Extract the whole listing as it stands. Do not include the pictures.
═══ Given material ═══
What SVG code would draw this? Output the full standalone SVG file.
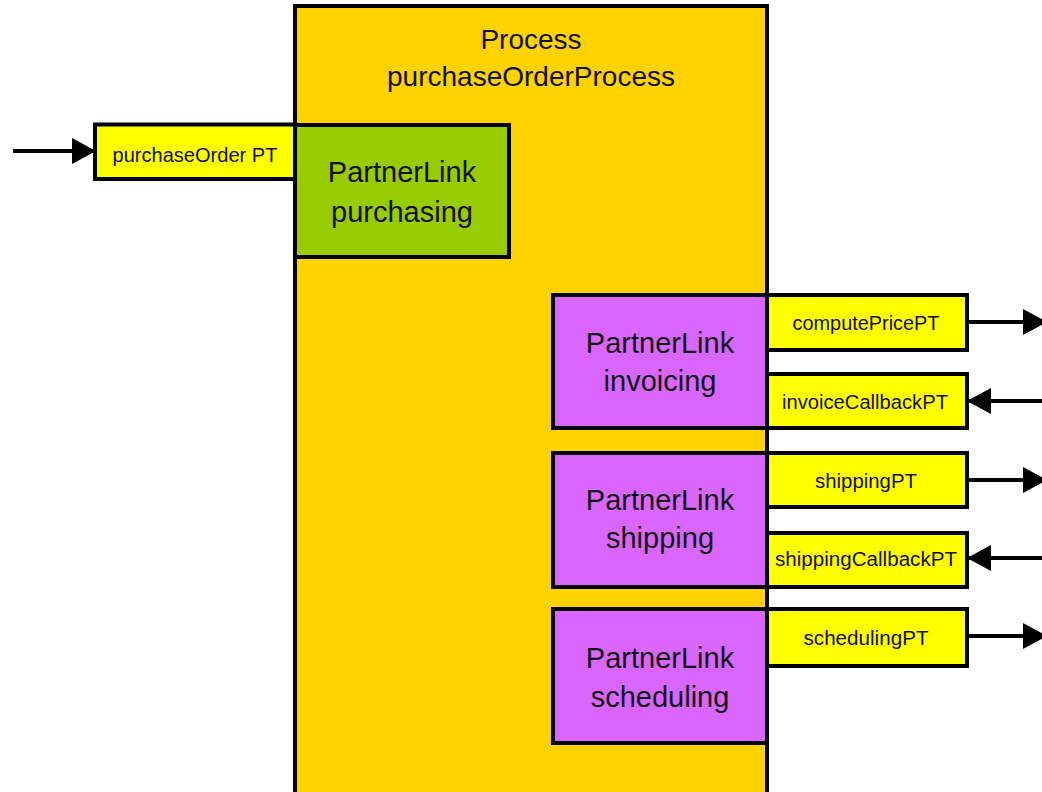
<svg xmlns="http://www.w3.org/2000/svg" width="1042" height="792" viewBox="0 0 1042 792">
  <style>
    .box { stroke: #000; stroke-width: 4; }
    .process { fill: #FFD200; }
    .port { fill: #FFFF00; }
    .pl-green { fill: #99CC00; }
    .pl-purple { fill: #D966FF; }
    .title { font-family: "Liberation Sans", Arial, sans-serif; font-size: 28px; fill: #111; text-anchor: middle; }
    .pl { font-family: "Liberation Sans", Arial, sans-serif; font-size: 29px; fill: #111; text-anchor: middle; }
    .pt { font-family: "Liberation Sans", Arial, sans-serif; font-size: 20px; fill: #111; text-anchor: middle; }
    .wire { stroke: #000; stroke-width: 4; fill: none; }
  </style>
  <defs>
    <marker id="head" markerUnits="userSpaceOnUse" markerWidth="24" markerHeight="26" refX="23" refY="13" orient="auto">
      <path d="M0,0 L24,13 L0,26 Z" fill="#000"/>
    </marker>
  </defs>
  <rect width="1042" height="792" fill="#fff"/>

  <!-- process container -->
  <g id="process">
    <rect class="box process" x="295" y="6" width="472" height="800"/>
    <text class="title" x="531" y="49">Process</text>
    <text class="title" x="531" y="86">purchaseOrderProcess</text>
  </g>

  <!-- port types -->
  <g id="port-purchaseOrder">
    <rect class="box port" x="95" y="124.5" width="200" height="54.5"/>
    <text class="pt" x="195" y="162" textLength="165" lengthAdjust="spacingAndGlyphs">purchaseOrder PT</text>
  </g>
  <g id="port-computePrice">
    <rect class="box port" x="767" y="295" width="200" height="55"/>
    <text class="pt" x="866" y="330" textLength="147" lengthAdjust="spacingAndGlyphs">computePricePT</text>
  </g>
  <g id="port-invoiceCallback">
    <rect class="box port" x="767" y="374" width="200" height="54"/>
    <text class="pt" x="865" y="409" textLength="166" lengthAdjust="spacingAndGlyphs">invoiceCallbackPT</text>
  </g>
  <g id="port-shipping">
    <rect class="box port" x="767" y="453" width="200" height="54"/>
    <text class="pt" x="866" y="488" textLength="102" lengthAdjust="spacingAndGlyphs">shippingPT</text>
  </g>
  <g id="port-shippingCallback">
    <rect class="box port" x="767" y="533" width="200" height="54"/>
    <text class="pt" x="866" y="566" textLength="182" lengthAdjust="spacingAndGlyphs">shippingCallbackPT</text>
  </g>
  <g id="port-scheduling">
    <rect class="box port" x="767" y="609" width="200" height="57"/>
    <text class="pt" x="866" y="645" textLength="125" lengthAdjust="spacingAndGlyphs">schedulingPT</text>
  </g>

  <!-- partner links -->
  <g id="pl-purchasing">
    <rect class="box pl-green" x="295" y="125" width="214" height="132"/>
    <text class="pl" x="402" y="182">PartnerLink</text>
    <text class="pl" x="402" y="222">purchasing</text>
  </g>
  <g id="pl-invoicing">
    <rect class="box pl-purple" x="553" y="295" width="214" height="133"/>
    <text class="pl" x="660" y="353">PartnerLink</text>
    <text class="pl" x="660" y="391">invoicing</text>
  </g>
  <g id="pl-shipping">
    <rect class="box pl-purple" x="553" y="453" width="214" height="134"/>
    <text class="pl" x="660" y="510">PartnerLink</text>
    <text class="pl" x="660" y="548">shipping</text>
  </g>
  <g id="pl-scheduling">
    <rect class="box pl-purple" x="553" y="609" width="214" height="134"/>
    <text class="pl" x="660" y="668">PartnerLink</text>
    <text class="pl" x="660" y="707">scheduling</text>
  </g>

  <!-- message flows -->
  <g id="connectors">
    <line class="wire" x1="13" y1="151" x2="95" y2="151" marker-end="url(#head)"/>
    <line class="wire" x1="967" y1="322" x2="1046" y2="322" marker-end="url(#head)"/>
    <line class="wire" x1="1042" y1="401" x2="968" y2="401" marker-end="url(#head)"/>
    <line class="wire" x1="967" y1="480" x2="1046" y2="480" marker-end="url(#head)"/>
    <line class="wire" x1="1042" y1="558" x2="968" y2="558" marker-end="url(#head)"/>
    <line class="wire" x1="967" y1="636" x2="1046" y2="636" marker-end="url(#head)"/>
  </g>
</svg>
═══
Full output
What SVG code would draw this? Output the full standalone SVG file.
<svg xmlns="http://www.w3.org/2000/svg" width="1042" height="792" viewBox="0 0 1042 792">
  <style>
    .box { stroke: #000; stroke-width: 4; }
    .process { fill: #FFD200; }
    .port { fill: #FFFF00; }
    .pl-green { fill: #99CC00; }
    .pl-purple { fill: #D966FF; }
    .title { font-family: "Liberation Sans", Arial, sans-serif; font-size: 28px; fill: #111; text-anchor: middle; }
    .pl { font-family: "Liberation Sans", Arial, sans-serif; font-size: 29px; fill: #111; text-anchor: middle; }
    .pt { font-family: "Liberation Sans", Arial, sans-serif; font-size: 20px; fill: #111; text-anchor: middle; }
    .wire { stroke: #000; stroke-width: 4; fill: none; }
  </style>
  <defs>
    <marker id="head" markerUnits="userSpaceOnUse" markerWidth="24" markerHeight="26" refX="23" refY="13" orient="auto">
      <path d="M0,0 L24,13 L0,26 Z" fill="#000"/>
    </marker>
  </defs>
  <rect width="1042" height="792" fill="#fff"/>

  <!-- process container -->
  <g id="process">
    <rect class="box process" x="295" y="6" width="472" height="800"/>
    <text class="title" x="531" y="49">Process</text>
    <text class="title" x="531" y="86">purchaseOrderProcess</text>
  </g>

  <!-- port types -->
  <g id="port-purchaseOrder">
    <rect class="box port" x="95" y="124.5" width="200" height="54.5"/>
    <text class="pt" x="195" y="162" textLength="165" lengthAdjust="spacingAndGlyphs">purchaseOrder PT</text>
  </g>
  <g id="port-computePrice">
    <rect class="box port" x="767" y="295" width="200" height="55"/>
    <text class="pt" x="866" y="330" textLength="147" lengthAdjust="spacingAndGlyphs">computePricePT</text>
  </g>
  <g id="port-invoiceCallback">
    <rect class="box port" x="767" y="374" width="200" height="54"/>
    <text class="pt" x="865" y="409" textLength="166" lengthAdjust="spacingAndGlyphs">invoiceCallbackPT</text>
  </g>
  <g id="port-shipping">
    <rect class="box port" x="767" y="453" width="200" height="54"/>
    <text class="pt" x="866" y="488" textLength="102" lengthAdjust="spacingAndGlyphs">shippingPT</text>
  </g>
  <g id="port-shippingCallback">
    <rect class="box port" x="767" y="533" width="200" height="54"/>
    <text class="pt" x="866" y="566" textLength="182" lengthAdjust="spacingAndGlyphs">shippingCallbackPT</text>
  </g>
  <g id="port-scheduling">
    <rect class="box port" x="767" y="609" width="200" height="57"/>
    <text class="pt" x="866" y="645" textLength="125" lengthAdjust="spacingAndGlyphs">schedulingPT</text>
  </g>

  <!-- partner links -->
  <g id="pl-purchasing">
    <rect class="box pl-green" x="295" y="125" width="214" height="132"/>
    <text class="pl" x="402" y="182">PartnerLink</text>
    <text class="pl" x="402" y="222">purchasing</text>
  </g>
  <g id="pl-invoicing">
    <rect class="box pl-purple" x="553" y="295" width="214" height="133"/>
    <text class="pl" x="660" y="353">PartnerLink</text>
    <text class="pl" x="660" y="391">invoicing</text>
  </g>
  <g id="pl-shipping">
    <rect class="box pl-purple" x="553" y="453" width="214" height="134"/>
    <text class="pl" x="660" y="510">PartnerLink</text>
    <text class="pl" x="660" y="548">shipping</text>
  </g>
  <g id="pl-scheduling">
    <rect class="box pl-purple" x="553" y="609" width="214" height="134"/>
    <text class="pl" x="660" y="668">PartnerLink</text>
    <text class="pl" x="660" y="707">scheduling</text>
  </g>

  <!-- message flows -->
  <g id="connectors">
    <line class="wire" x1="13" y1="151" x2="95" y2="151" marker-end="url(#head)"/>
    <line class="wire" x1="967" y1="322" x2="1046" y2="322" marker-end="url(#head)"/>
    <line class="wire" x1="1042" y1="401" x2="968" y2="401" marker-end="url(#head)"/>
    <line class="wire" x1="967" y1="480" x2="1046" y2="480" marker-end="url(#head)"/>
    <line class="wire" x1="1042" y1="558" x2="968" y2="558" marker-end="url(#head)"/>
    <line class="wire" x1="967" y1="636" x2="1046" y2="636" marker-end="url(#head)"/>
  </g>
</svg>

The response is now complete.